# VAC Benefit Code 361020



## corporalcannabis (4 Feb 2017)

This benefit code is for the emergency communication cellular services.  Has anyone received this benefit, or know the eligibility requirements?  I asked my CM about it, he seemed unsure and said he would look into it. Can't find any other info on it. TIA


----------



## Gunner98 (5 Feb 2017)

Some good info here:  http://canadianveteransadvocacy.com/VACDND_Services-Benefits/?cat=30

Excerpts:

1. EMERGENCY COMMUNICATION SYSTEMS – CELLULAR PHONE MONTHLY SERVICE CHARGE

2.  GENERAL NOTES IF THE BENEFIT GRID SPECIFIES A SPECIALIST, ONLY THAT SPECIALIST IS ACCEPTED. SHOULD “MD” BE INDICATED, THE SERVICE MAY BE PRESCRIBED/RECOMMENDED BY A GENERAL PRACTITIONER OR ANY MEDICAL SPECIALIST. COMMAS APPEARING IN THE “PRESCRIBER REQUIRED” AND “RECOMMENDER REQUIRED” COLUMNS INDICATE OR, EG. “MD”, “RN” MEANS “MD” OR “RN”. NURSE PRACTITIONERS (NP) MAY PRESCRIBE POC 13 ITEMS IN PROVINCES IN WHICH THE PROFESSION IS REGULATED. 

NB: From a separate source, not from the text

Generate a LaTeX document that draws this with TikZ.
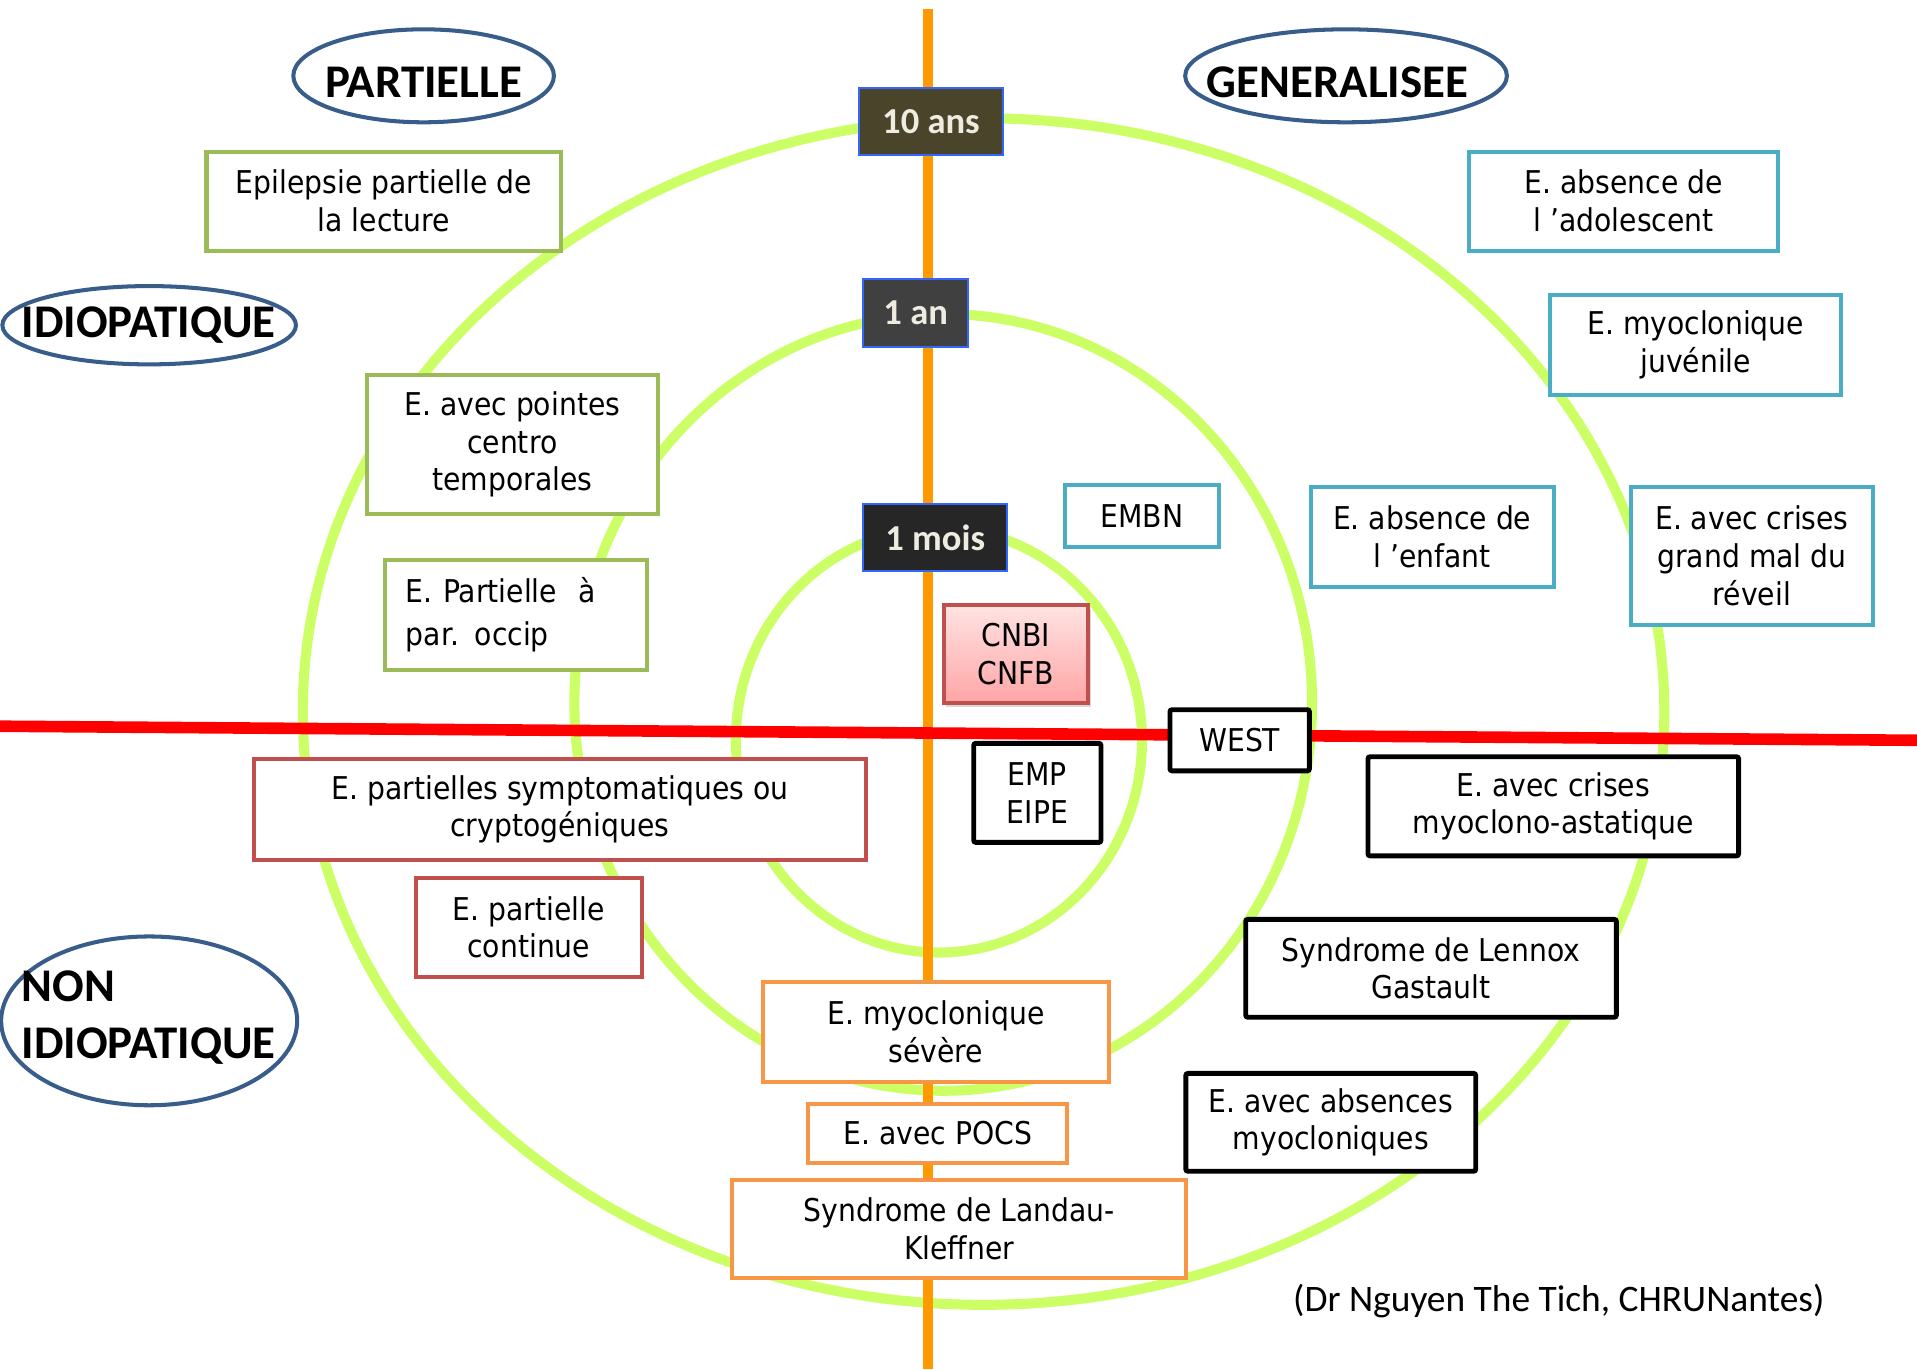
\documentclass[tikz,border=0pt]{standalone}
\usepackage{fontspec}
\setmainfont{DejaVu Sans}[FakeStretch=0.9]
\newfontfamily\calibri{Carlito}
\usetikzlibrary{shadows}

\definecolor{ringgreen}{HTML}{CCFF66}
\definecolor{axisorange}{HTML}{FF9900}
\definecolor{catblue}{HTML}{385D8A}
\definecolor{ageblue}{HTML}{3366FF}
\definecolor{agetext}{HTML}{EEECE1}
\definecolor{idiogreen}{HTML}{9BBB59}
\definecolor{geneblue}{HTML}{4BACC6}
\definecolor{sympred}{HTML}{C0504D}
\definecolor{encephorange}{HTML}{F79646}
\definecolor{cnbitop}{HTML}{FFE3E3}
\definecolor{cnbibottom}{HTML}{FFA5A5}

\begin{document}
\begin{tikzpicture}[x=0.01cm,y=-0.01cm,
    ring/.style={draw=ringgreen,line width=0.082cm},
    catshape/.style={draw=catblue,line width=0.033cm},
    cattext/.style={inner sep=0pt,font=\calibri\bfseries\fontsize{10.9}{13.4}\selectfont},
    agebox/.style={draw=ageblue,line width=0.016cm,inner sep=0pt,minimum height=0.55cm,
        text=agetext,font=\calibri\bfseries\fontsize{8.5}{10}\selectfont},
    syndbox/.style={draw,fill=white,line width=0.033cm,inner sep=0pt,align=center,
        font=\fontsize{7.3}{8.8}\selectfont},
    idio/.style={syndbox,draw=idiogreen},
    gene/.style={syndbox,draw=geneblue},
    symp/.style={syndbox,draw=sympred},
    enceph/.style={syndbox,draw=encephorange},
    epil/.style={syndbox,draw=black,line width=0.04cm,rounded corners=0.5pt}]

    \path[fill=white,use as bounding box] (0,0) rectangle (1568,1120);

    % age rings
    \draw[ring] (804.5,582) ellipse [x radius=5.565cm, y radius=4.85cm];
    \draw[ring] (771.5,574.5) ellipse [x radius=3.015cm, y radius=3.175cm];
    \draw[ring] (768,605.5) ellipse [x radius=1.66cm, y radius=1.735cm];

    % axes
    \coordinate (agetop) at (759,7);
    \coordinate (agebottom) at (759,1120);
    \coordinate (splitwest) at (0,594);
    \coordinate (spliteast) at (1568,605.5);
    \draw[axisorange,line width=0.082cm] (agetop) -- (agebottom);
    \draw[red,line width=0.095cm] (splitwest) -- (spliteast);

    % categories
    \draw[catshape] (346.5,62) ellipse [x radius=1.065cm, y radius=0.38cm];
    \node[cattext,anchor=base] (partielle) at (346.5,80) {PARTIELLE};
    \draw[catshape] (1101,62) ellipse [x radius=1.315cm, y radius=0.38cm];
    \node[cattext,anchor=base] (generalisee) at (1094,80) {GENERALISEE};
    \draw[catshape] (122,266) ellipse [x radius=1.2cm, y radius=0.32cm];
    \node[cattext,anchor=base] (idiopatique) at (121.5,276) {IDIOPATIQUE};
    \draw[catshape] (122,835) ellipse [x radius=1.21cm, y radius=0.69cm];
    \node[cattext,anchor=north west,align=left] (nonidiopatique) at (17,793) {NON\\IDIOPATIQUE};

    % ages
    \node[agebox,fill={rgb,255:red,74;green,68;blue,42},minimum width=1.17cm] (dixans) at (761.5,99.5) {10 ans};
    \node[agebox,fill={rgb,255:red,64;green,64;blue,64},minimum width=0.86cm] (unan) at (749,256) {1 an};
    \node[agebox,fill={rgb,255:red,38;green,38;blue,38},minimum width=1.18cm] (unmois) at (765,439.5) {1 mois};

    % partielles idiopathiques
    \node[idio,minimum width=2.90cm,minimum height=0.81cm] (lecture) at (314,164.5) {Epilepsie partielle de\\la lecture};
    \node[idio,minimum width=2.38cm,minimum height=1.13cm] (pointes) at (419,363.5) {E. avec pointes\\centro\\temporales};
    \node[idio,align=left,text width=1.80cm,inner xsep=0.17cm,minimum height=0.90cm,
        font=\fontsize{7.3}{10}\selectfont] (occip) at (422,503) {E. Partielle\ \ à\\par. occip};

    % generalisees idiopathiques
    \node[gene,minimum width=2.52cm,minimum height=0.81cm] (adolescent) at (1328,164.5) {E. absence de\\l ’adolescent};
    \node[gene,minimum width=2.38cm,minimum height=0.82cm] (juvenile) at (1387,282) {E. myoclonique\\juvénile};
    \node[gene,minimum width=1.26cm,minimum height=0.50cm] (embn) at (934,422) {EMBN};
    \node[gene,minimum width=1.99cm,minimum height=0.82cm] (enfant) at (1171.5,439) {E. absence de\\l ’enfant};
    \node[gene,minimum width=1.98cm,minimum height=1.13cm] (reveil) at (1433,454.5) {E. avec crises\\grand mal du\\réveil};
    \node[syndbox,draw=sympred,shading=axis,top color=cnbitop,bottom color=cnbibottom,
        drop shadow={shadow xshift=0.02cm,shadow yshift=-0.03cm,opacity=0.3},
        minimum width=1.18cm,minimum height=0.80cm] (cnbi) at (831,535) {CNBI\\CNFB};

    % non idiopathiques
    \node[epil,minimum width=1.14cm,minimum height=0.50cm] (west) at (1014,605.5) {WEST};
    \node[epil,minimum width=1.04cm,minimum height=0.81cm] (emp) at (848.5,648.5) {EMP\\EIPE};
    \node[epil,minimum width=3.03cm,minimum height=0.81cm] (astatique) at (1270.5,659.5) {E. avec crises\\myoclono-astatique};
    \node[epil,minimum width=3.03cm,minimum height=0.80cm] (lennox) at (1170.5,792) {Syndrome de Lennox\\Gastault};
    \node[epil,minimum width=2.37cm,minimum height=0.80cm] (absences) at (1088.5,918) {E. avec absences\\myocloniques};
    \node[symp,minimum width=5.00cm,minimum height=0.82cm] (cryptogeniques) at (458,662) {E. partielles symptomatiques ou\\cryptogéniques};
    \node[symp,minimum width=1.85cm,minimum height=0.81cm] (continue) at (432.5,758.5) {E. partielle\\continue};
    \node[enceph,minimum width=2.83cm,minimum height=0.82cm] (severe) at (765.5,844) {E. myoclonique\\sévère};
    \node[enceph,minimum width=2.12cm,minimum height=0.48cm] (pocs) at (767,927) {E. avec POCS};
    \node[enceph,minimum width=3.71cm,minimum height=0.80cm] (landau) at (784.5,1005) {Syndrome de Landau-\\Kleffner};

    \node[font=\calibri\fontsize{8.7}{10}\selectfont,inner sep=0pt] (source) at (1275,1064) {(Dr Nguyen The Tich, CHRUNantes)};
\end{tikzpicture}
\end{document}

3. Hand Held devise such as cell phones, tablets can be paid by VAC for your psychological condition(s). For more information, please contact you Cm or the on Duty CM.


----------



## corporalcannabis (6 Feb 2017)

Thanks for the info. Blue Cross and VAC cannot give me any more info than that. I'll wait for my CM to get back to me.


----------



## 3VPspecialty (6 Feb 2017)

Curious as to what this benefit is??


----------



## Occam (6 Feb 2017)

"Veterans Affairs Canada (VAC) presently provides support to access cellular telephones for eligible Veterans with a physical disability who drive their own cars. The cellular telephone is intended to be used to summons assistance if the Veteran encounters difficulties that his
disability prevents him from addressing.

VAC will pay for a cellular telephone at the lowest cost that will provide help in an emergency situation. Other costs permitted at departmental expense, as appropriate, are the cost of a hands-free feature, warranty charges, installation fees and operation charges (i.e. registration, monthly service fees, etc). Payment is not made, by the Department, for long distance charges or air time over and above that provided as part of the monthly service fee.

General Direction

Staff should take a cautious approach when giving consideration to the approval of hand-held electronic devices as these are not devices normally used for a medical purpose. It is the Department's position that hand-held electronic devices be approved on an exceptional basis only and be based on a hierarchy of interventions: simpler, less
costly equipment should be considered before more complex and costly equipment, as appropriate."


----------



## RobA (6 Feb 2017)

So what's that in practical terms? They pay $50/mo towards your phone plan?


----------